English painter and teachee (1898–1972)

Ernest Worrall (1898 – 1972) was an English painter and teacher. Born in London, he served in World War I and graduated from the Royal College of Art before moving to Grimsby. He is remembered for a series of paintings depicting the impact of World War II on the town. His work was exhibited in the Royal Academy fourteen times, and has more recently been displayed in the National Memorial Arboretum in Lichfield in response to a successful exhibition in a centre in Cleethorpes.

==Biography==
Worrall was born in London in 1898. He served as a machine gunner during World War I. Having been captured by German forces in 1917, he escaped in the following year prior to the end of the war. In 1931, he graduated from the Royal College of Art. He moved to Grimsby in 1932, working as a teacher at Wintringham Grammar School.

During World War II, Worrall was a member of the Home Guard. In 1943, he was commissioned by Grimsby Borough Council to record the impact of the conflict on the town in paintings. In 1943 and 1944, he created a series of over 20 works depicting a range of scenes in Grimsby.

Worrall continued to teach at Wintringham after the war, retiring in the 1960s. He died in 1972.

==Personal life==
Ernest Worrall was the oldest of seven children. He married Mollie Wood in 1932, shortly before moving to Grimsby. After his retirement he moved to Sussex, where he died in 1972. He had a son, Richard Worrall, who in 2009 helped to organise an exhibition of his father's work at the National Memorial Arboretum.

==Exhibitions==
Worrall's work was exhibited at the Royal Academy on 14 occasions during his life. Of the 22 works he painted during World War II, 18 are now owned by the local council and four by the Imperial War Museum.

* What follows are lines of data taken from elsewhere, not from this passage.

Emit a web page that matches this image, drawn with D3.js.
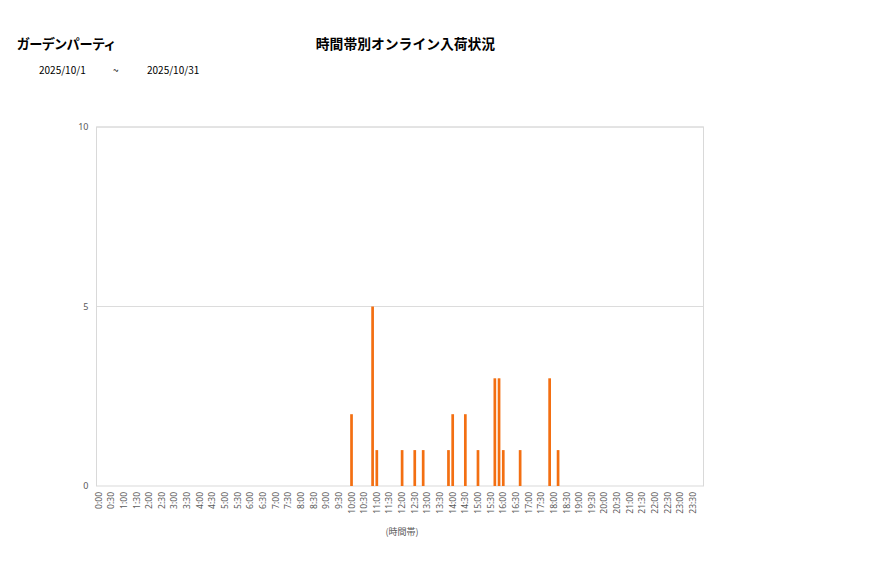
<!DOCTYPE html>
<html><head><meta charset="utf-8">
<script src="https://cdn.jsdelivr.net/npm/d3@7"></script>
<style>
html,body{margin:0;padding:0;background:#fff;}
svg{display:block;font-family:"Noto Sans CJK JP","Noto Sans",sans-serif;}
</style></head>
<body><svg id="c" width="877" height="578"></svg>
<script>
// ---- data ----
const shopName = "ガーデンパーティ";
const chartTitle = "時間帯別オンライン入荷状況";
const dateFrom = "2025/10/1";
const dateTo = "2025/10/31";
const xAxisTitle = "(時間帯)";
// 10-minute time slots 0:00 .. 23:50
const slots = [];
for (let h = 0; h < 24; h++) for (let m = 0; m < 60; m += 10) slots.push(h + ":" + String(m).padStart(2, "0"));
// slots that received arrivals, and the counts
const arrivalSlots  = ["10:00","10:50","11:00","12:00","12:30","12:50","13:50","14:00","14:30","15:00","15:40","15:50","16:00","16:40","17:50","18:10"];
const arrivalCounts = [2,5,1,1,1,1,1,2,2,1,3,3,1,1,3,1];
const yTicks = [0, 5, 10];
const xTickLabels = slots.filter(s => s.endsWith(":00") || s.endsWith(":30"));

const counts = new Map(arrivalSlots.map((s, i) => [s, arrivalCounts[i]]));
const data = slots.map(s => ({slot: s, value: counts.get(s) || 0}));

// ---- layout ----
const svg = d3.select("#c");
const L = 96.5, R = 703.5, T = 127, B = 486;

const x = d3.scaleBand().domain(slots).range([L, R]).paddingInner(0.36).paddingOuter(0.18);
const y = d3.scaleLinear().domain([0, 10]).range([B, T]);

// titles
svg.append("text").attr("x", 17).attr("y", 49).attr("font-size", 13.2).attr("font-weight", "bold")
  .style("font-feature-settings", "'palt'").attr("fill", "#000").text(shopName);
svg.append("text").attr("x", 405.5).attr("y", 49).attr("text-anchor", "middle").attr("font-size", 13.8)
  .attr("font-weight", "bold").attr("fill", "#000").text(chartTitle);
svg.append("text").attr("x", 39).attr("y", 74).attr("font-size", 10).attr("fill", "#000").text(dateFrom);
svg.append("text").attr("x", 113).attr("y", 74).attr("font-size", 10).attr("fill", "#000").text("~");
svg.append("text").attr("x", 147).attr("y", 74).attr("font-size", 10).attr("fill", "#000").text(dateTo);

// gridlines
svg.append("g").selectAll("line").data(yTicks.filter(d => d > 0)).join("line")
  .attr("x1", L).attr("x2", R).attr("y1", d => y(d)).attr("y2", d => y(d))
  .attr("stroke", "#dcdcdc").attr("stroke-width", 1);
// plot border
svg.append("rect").attr("x", L).attr("y", T).attr("width", R - L).attr("height", B - T)
  .attr("fill", "none").attr("stroke", "#d9d9d9").attr("stroke-width", 1);

// y axis
const yAxis = d3.axisLeft(y).tickValues(yTicks).tickSize(0).tickPadding(8).tickFormat(d3.format("d"));
const gy = svg.append("g").attr("transform", `translate(${L},0)`).call(yAxis);
gy.select(".domain").remove();
gy.selectAll("text").attr("font-size", 9).attr("fill", "#595959").attr("font-family", "'Noto Sans',sans-serif");

// x axis
const xAxis = d3.axisBottom(x).tickValues(xTickLabels).tickSize(0).tickPadding(0);
const gx = svg.append("g").attr("transform", `translate(0,${B})`).call(xAxis);
gx.select(".domain").remove();
gx.selectAll("text")
  .attr("font-size", 8.5).attr("fill", "#595959").attr("font-family", "'Noto Sans',sans-serif")
  .attr("text-anchor", "end").attr("dy", null).attr("y", 0)
  .attr("transform", "translate(3,6) rotate(-90)");

// bars
svg.append("g").selectAll("rect").data(data.filter(d => d.value > 0)).join("rect")
  .attr("x", d => x(d.slot)).attr("width", x.bandwidth())
  .attr("y", d => y(d.value)).attr("height", d => B - y(d.value))
  .attr("fill", "#f36f12");

// x axis title
svg.append("text").attr("x", 402).attr("y", 535).attr("text-anchor", "middle").attr("font-size", 9)
  .attr("fill", "#595959").text(xAxisTitle);
</script></body></html>
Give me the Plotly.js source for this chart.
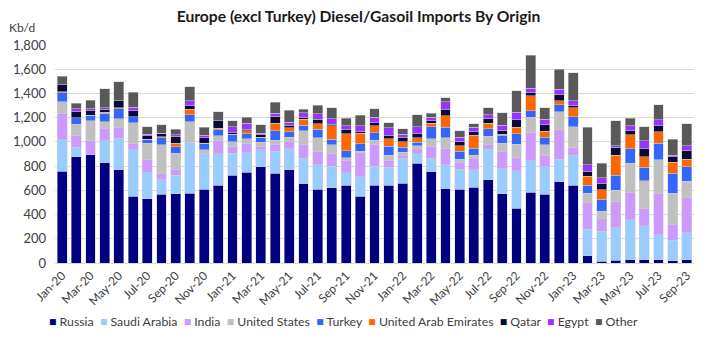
<!DOCTYPE html>
<html>
<head>
<meta charset="utf-8">
<script src="https://cdn.plot.ly/plotly-3.0.1.min.js"></script>
<style>html,body{margin:0;padding:0;background:#fff;}#chart{width:707px;height:353px;}</style>
</head>
<body>
<div id="chart"></div>
<script>
const months = ["Jan-20","Feb-20","Mar-20","Apr-20","May-20","Jun-20","Jul-20","Aug-20","Sep-20","Oct-20","Nov-20","Dec-20",
"Jan-21","Feb-21","Mar-21","Apr-21","May-21","Jun-21","Jul-21","Aug-21","Sep-21","Oct-21","Nov-21","Dec-21",
"Jan-22","Feb-22","Mar-22","Apr-22","May-22","Jun-22","Jul-22","Aug-22","Sep-22","Oct-22","Nov-22","Dec-22",
"Jan-23","Feb-23","Mar-23","Apr-23","May-23","Jun-23","Jul-23","Aug-23","Sep-23"];

const russia = [758,877,893,827,772,550,530,566,570,574,610,640,725,750,794,742,769,654,610,621,643,552,643,643,657,824,753,613,607,624,687,572,453,585,566,671,643,60,14,22,27,27,27,19,27];
const saudiArabia = [259,79,0,182,258,384,217,121,153,421,291,264,182,160,140,181,174,212,201,176,104,160,154,148,209,80,110,198,168,148,253,206,308,261,228,184,245,220,247,269,330,281,207,168,223];
const india = [214,94,115,101,88,55,108,49,50,0,0,107,55,74,28,53,57,110,110,110,97,198,179,53,22,41,99,137,58,88,36,143,113,234,96,244,66,217,104,220,226,140,343,129,289];
const unitedStates = [102,96,168,58,75,171,134,240,132,173,33,39,41,44,35,38,39,118,115,69,27,11,38,46,27,22,63,88,24,30,71,66,108,124,86,151,173,77,64,91,241,231,275,258,134];
const turkey = [74,55,44,69,79,49,33,60,55,55,55,49,60,38,42,77,44,44,69,46,55,63,63,72,41,28,102,85,66,58,63,68,87,52,63,55,79,69,99,123,119,110,137,168,121];
const uae = [8,0,0,8,11,0,0,8,27,47,0,14,0,28,0,63,33,49,44,110,140,88,58,66,47,41,27,94,44,107,44,8,52,124,49,36,77,74,77,163,118,88,94,88,61];
const qatar = [55,49,36,25,58,50,28,22,61,27,47,63,14,11,24,58,22,17,38,14,33,13,25,27,36,30,19,55,36,30,36,31,61,24,55,52,14,39,49,68,33,71,49,49,77];
const egypt = [0,22,19,13,0,27,13,6,13,41,19,0,47,49,9,25,24,38,44,44,36,47,44,63,24,61,31,63,36,36,33,44,63,39,44,41,41,55,52,14,41,61,50,11,38];
const other = [74,47,69,157,154,124,64,68,44,118,66,74,49,50,71,90,99,28,71,93,60,88,71,42,44,96,33,33,55,28,60,104,178,272,96,165,231,310,118,206,60,118,123,132,179];

const seriesNames = ["Russia","Saudi Arabia","India","United States","Turkey","United Arab Emirates","Qatar","Egypt","Other"];
const seriesValues = [russia, saudiArabia, india, unitedStates, turkey, uae, qatar, egypt, other];
const seriesColors = ["#000080","#99ccff","#cc99ff","#c0c0c0","#3366ff","#ff6600","#0a0a3a","#9933ff","#595959"];

const yTicks = [0,200,400,600,800,1000,1200,1400,1600,1800];
const xTickLabels = months.filter((m,i)=> i % 2 === 0);

const FONT = "Lato, 'Liberation Sans', sans-serif";

const traces = seriesNames.map((name,i)=>({
  type: "bar",
  name: name,
  x: months,
  y: seriesValues[i],
  marker: {color: seriesColors[i], line: {color: "#d0d0d0", width: 0.5}},
  showlegend: false,
  hovertemplate: name + ": %{y}<extra></extra>"
}));

const legendText = seriesNames.map((n,i)=>
  `<span style="color:${seriesColors[i]}">■</span> ${n}`).join("  ");

const layout = {
  width: 707, height: 353,
  margin: {l: 55, r: 13, t: 45, b: 90},
  paper_bgcolor: "#fff", plot_bgcolor: "#fff",
  barmode: "stack",
  bargap: 0.3,
  font: {family: FONT, size: 12, color: "#404040"},
  title: {text: "<b>Europe (excl Turkey) Diesel/Gasoil Imports By Origin</b>", x: 0.507, xanchor: "center", y: 0.952, yanchor: "middle", font: {family: FONT, size: 15.7, color: "#1a1a1a"}},
  xaxis: {
    type: "category",
    tickmode: "array", tickvals: xTickLabels, ticktext: xTickLabels,
    tickangle: -45,
    tickfont: {family: FONT, size: 12, color: "#404040"},
    showline: true, linecolor: "#d9d9d9", linewidth: 1,
    showgrid: false, ticks: "", fixedrange: true
  },
  yaxis: {
    range: [0, 1800],
    tickmode: "array", tickvals: yTicks,
    tickformat: ",d",
    tickfont: {family: FONT, size: 13, color: "#404040"},
    showgrid: true, gridcolor: "#d9d9d9", gridwidth: 1,
    zeroline: false, showline: false, ticks: "",
    ticklabelstandoff: 8, fixedrange: true
  },
  annotations: [
    {text: "Kb/d", xref: "paper", yref: "paper", x: -0.075, y: 1.078, xanchor: "left", yanchor: "middle", showarrow: false, font: {family: FONT, size: 12, color: "#404040"}},
    {text: legendText, xref: "paper", yref: "paper", x: 0.452, y: -0.27, xanchor: "center", yanchor: "middle", showarrow: false, font: {family: FONT, size: 12.3, color: "#404040"}}
  ]
};

Plotly.newPlot("chart", traces, layout, {displayModeBar: false, staticPlot: true});
</script>
</body>
</html>
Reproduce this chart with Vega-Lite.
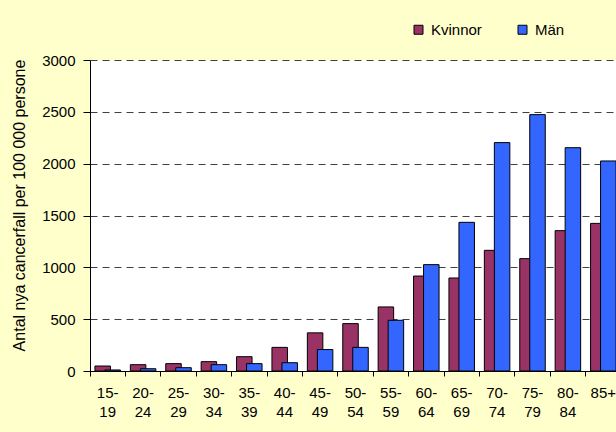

In October 2008, a free exhibition of Worrall's wartime paintings, titled Grimsby at War: The Works of Ernest Worrall, was opened at the Cleethorpes Discovery Centre, with an intended closing date of 30 November. It became the most popular exhibition ever to be displayed at the centre, attracting over 2,500 visitors, and was extended to run until 4 January 2009. Later in 2009, Worrall's son Richard, who saw the pictures for the first time at the Cleethorpes exhibition, helped to arrange another display of the paintings, at the National Memorial Arboretum in Alrewas in Staffordshire.